━━━━━ DATA LINES

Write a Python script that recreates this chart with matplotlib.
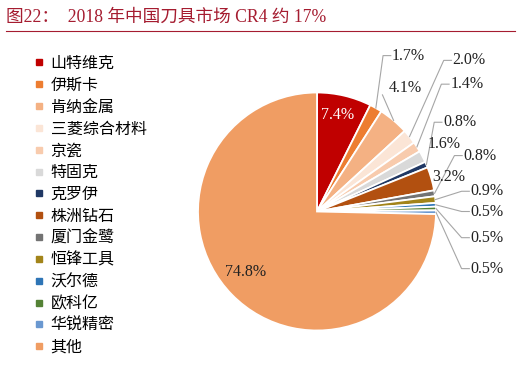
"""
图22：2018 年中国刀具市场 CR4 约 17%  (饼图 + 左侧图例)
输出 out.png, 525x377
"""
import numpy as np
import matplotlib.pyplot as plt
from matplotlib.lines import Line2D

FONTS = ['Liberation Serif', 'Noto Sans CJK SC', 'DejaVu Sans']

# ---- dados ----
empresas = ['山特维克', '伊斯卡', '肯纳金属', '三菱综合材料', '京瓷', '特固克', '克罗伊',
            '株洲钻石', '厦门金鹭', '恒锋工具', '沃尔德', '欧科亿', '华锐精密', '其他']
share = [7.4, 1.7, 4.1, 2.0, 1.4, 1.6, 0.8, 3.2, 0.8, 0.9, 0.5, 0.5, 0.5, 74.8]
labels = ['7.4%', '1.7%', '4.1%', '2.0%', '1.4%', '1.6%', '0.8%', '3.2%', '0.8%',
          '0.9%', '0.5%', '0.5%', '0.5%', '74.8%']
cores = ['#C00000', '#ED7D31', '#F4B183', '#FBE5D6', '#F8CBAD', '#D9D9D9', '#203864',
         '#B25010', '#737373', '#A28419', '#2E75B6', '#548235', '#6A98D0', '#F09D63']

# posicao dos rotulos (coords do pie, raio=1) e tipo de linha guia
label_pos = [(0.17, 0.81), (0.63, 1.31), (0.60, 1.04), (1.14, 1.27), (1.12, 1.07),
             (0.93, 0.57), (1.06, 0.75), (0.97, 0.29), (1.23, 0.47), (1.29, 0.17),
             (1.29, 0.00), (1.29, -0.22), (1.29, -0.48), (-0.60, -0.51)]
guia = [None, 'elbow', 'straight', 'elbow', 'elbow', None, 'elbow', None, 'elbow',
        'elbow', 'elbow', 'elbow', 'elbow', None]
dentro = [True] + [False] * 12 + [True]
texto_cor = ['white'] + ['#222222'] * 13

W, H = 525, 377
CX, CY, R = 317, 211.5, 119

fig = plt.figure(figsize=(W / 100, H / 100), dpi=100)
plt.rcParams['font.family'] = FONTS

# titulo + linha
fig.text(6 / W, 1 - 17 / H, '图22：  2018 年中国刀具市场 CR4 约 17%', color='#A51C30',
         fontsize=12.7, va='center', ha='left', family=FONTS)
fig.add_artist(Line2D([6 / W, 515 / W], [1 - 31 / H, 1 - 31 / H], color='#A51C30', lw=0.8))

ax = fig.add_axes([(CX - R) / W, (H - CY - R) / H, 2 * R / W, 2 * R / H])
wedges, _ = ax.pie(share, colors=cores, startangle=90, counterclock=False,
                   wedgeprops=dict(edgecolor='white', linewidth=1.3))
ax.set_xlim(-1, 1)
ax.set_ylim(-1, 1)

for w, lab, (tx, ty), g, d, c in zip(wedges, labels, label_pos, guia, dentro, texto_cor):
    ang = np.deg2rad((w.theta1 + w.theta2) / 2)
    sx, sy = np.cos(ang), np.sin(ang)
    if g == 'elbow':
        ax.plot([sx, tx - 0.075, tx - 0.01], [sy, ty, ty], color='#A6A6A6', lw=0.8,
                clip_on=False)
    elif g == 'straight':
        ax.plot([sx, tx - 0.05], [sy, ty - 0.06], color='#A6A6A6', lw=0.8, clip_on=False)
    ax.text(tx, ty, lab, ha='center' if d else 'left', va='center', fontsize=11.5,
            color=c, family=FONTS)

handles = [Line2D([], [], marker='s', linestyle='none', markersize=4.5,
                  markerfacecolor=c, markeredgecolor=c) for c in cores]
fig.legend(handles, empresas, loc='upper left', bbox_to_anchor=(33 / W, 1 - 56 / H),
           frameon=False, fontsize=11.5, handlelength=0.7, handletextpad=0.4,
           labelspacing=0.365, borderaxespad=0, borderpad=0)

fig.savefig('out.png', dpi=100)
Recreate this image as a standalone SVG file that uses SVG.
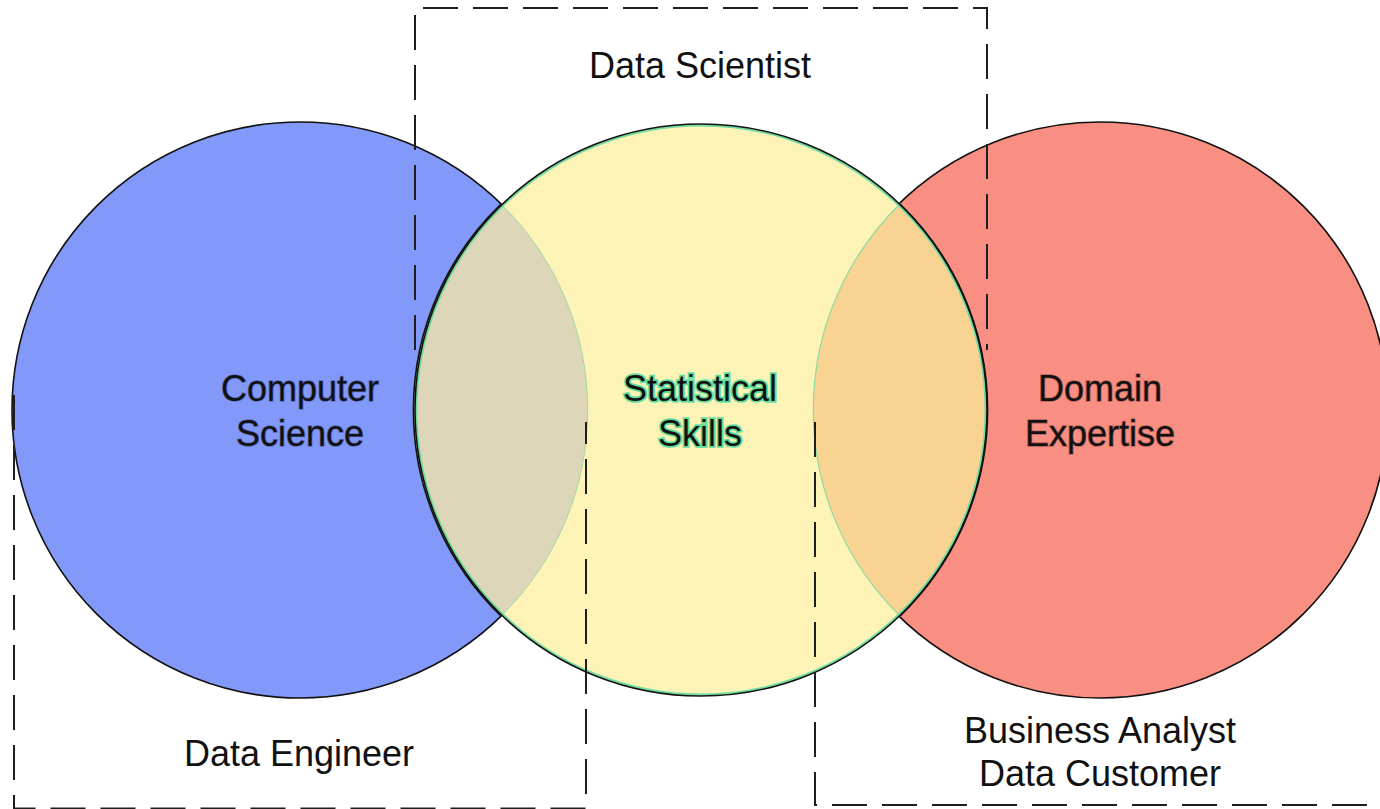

━━━━━━━━━━

▶ PROBLEM REQUIREMENTS: Set down all the entries exactly as they appear, but skip any pictures.

▶ ANSWER BELOW:
Write a Python script that recreates this chart with matplotlib.
"""
图22：2018 年中国刀具市场 CR4 约 17%  (饼图 + 左侧图例)
输出 out.png, 525x377
"""
import numpy as np
import matplotlib.pyplot as plt
from matplotlib.lines import Line2D

FONTS = ['Liberation Serif', 'Noto Sans CJK SC', 'DejaVu Sans']

# ---- dados ----
empresas = ['山特维克', '伊斯卡', '肯纳金属', '三菱综合材料', '京瓷', '特固克', '克罗伊',
            '株洲钻石', '厦门金鹭', '恒锋工具', '沃尔德', '欧科亿', '华锐精密', '其他']
share = [7.4, 1.7, 4.1, 2.0, 1.4, 1.6, 0.8, 3.2, 0.8, 0.9, 0.5, 0.5, 0.5, 74.8]
labels = ['7.4%', '1.7%', '4.1%', '2.0%', '1.4%', '1.6%', '0.8%', '3.2%', '0.8%',
          '0.9%', '0.5%', '0.5%', '0.5%', '74.8%']
cores = ['#C00000', '#ED7D31', '#F4B183', '#FBE5D6', '#F8CBAD', '#D9D9D9', '#203864',
         '#B25010', '#737373', '#A28419', '#2E75B6', '#548235', '#6A98D0', '#F09D63']

# posicao dos rotulos (coords do pie, raio=1) e tipo de linha guia
label_pos = [(0.17, 0.81), (0.63, 1.31), (0.60, 1.04), (1.14, 1.27), (1.12, 1.07),
             (0.93, 0.57), (1.06, 0.75), (0.97, 0.29), (1.23, 0.47), (1.29, 0.17),
             (1.29, 0.00), (1.29, -0.22), (1.29, -0.48), (-0.60, -0.51)]
guia = [None, 'elbow', 'straight', 'elbow', 'elbow', None, 'elbow', None, 'elbow',
        'elbow', 'elbow', 'elbow', 'elbow', None]
dentro = [True] + [False] * 12 + [True]
texto_cor = ['white'] + ['#222222'] * 13

W, H = 525, 377
CX, CY, R = 317, 211.5, 119

fig = plt.figure(figsize=(W / 100, H / 100), dpi=100)
plt.rcParams['font.family'] = FONTS

# titulo + linha
fig.text(6 / W, 1 - 17 / H, '图22：  2018 年中国刀具市场 CR4 约 17%', color='#A51C30',
         fontsize=12.7, va='center', ha='left', family=FONTS)
fig.add_artist(Line2D([6 / W, 515 / W], [1 - 31 / H, 1 - 31 / H], color='#A51C30', lw=0.8))

ax = fig.add_axes([(CX - R) / W, (H - CY - R) / H, 2 * R / W, 2 * R / H])
wedges, _ = ax.pie(share, colors=cores, startangle=90, counterclock=False,
                   wedgeprops=dict(edgecolor='white', linewidth=1.3))
ax.set_xlim(-1, 1)
ax.set_ylim(-1, 1)

for w, lab, (tx, ty), g, d, c in zip(wedges, labels, label_pos, guia, dentro, texto_cor):
    ang = np.deg2rad((w.theta1 + w.theta2) / 2)
    sx, sy = np.cos(ang), np.sin(ang)
    if g == 'elbow':
        ax.plot([sx, tx - 0.075, tx - 0.01], [sy, ty, ty], color='#A6A6A6', lw=0.8,
                clip_on=False)
    elif g == 'straight':
        ax.plot([sx, tx - 0.05], [sy, ty - 0.06], color='#A6A6A6', lw=0.8, clip_on=False)
    ax.text(tx, ty, lab, ha='center' if d else 'left', va='center', fontsize=11.5,
            color=c, family=FONTS)

handles = [Line2D([], [], marker='s', linestyle='none', markersize=4.5,
                  markerfacecolor=c, markeredgecolor=c) for c in cores]
fig.legend(handles, empresas, loc='upper left', bbox_to_anchor=(33 / W, 1 - 56 / H),
           frameon=False, fontsize=11.5, handlelength=0.7, handletextpad=0.4,
           labelspacing=0.365, borderaxespad=0, borderpad=0)

fig.savefig('out.png', dpi=100)
Recreate this image as a standalone SVG file that uses SVG.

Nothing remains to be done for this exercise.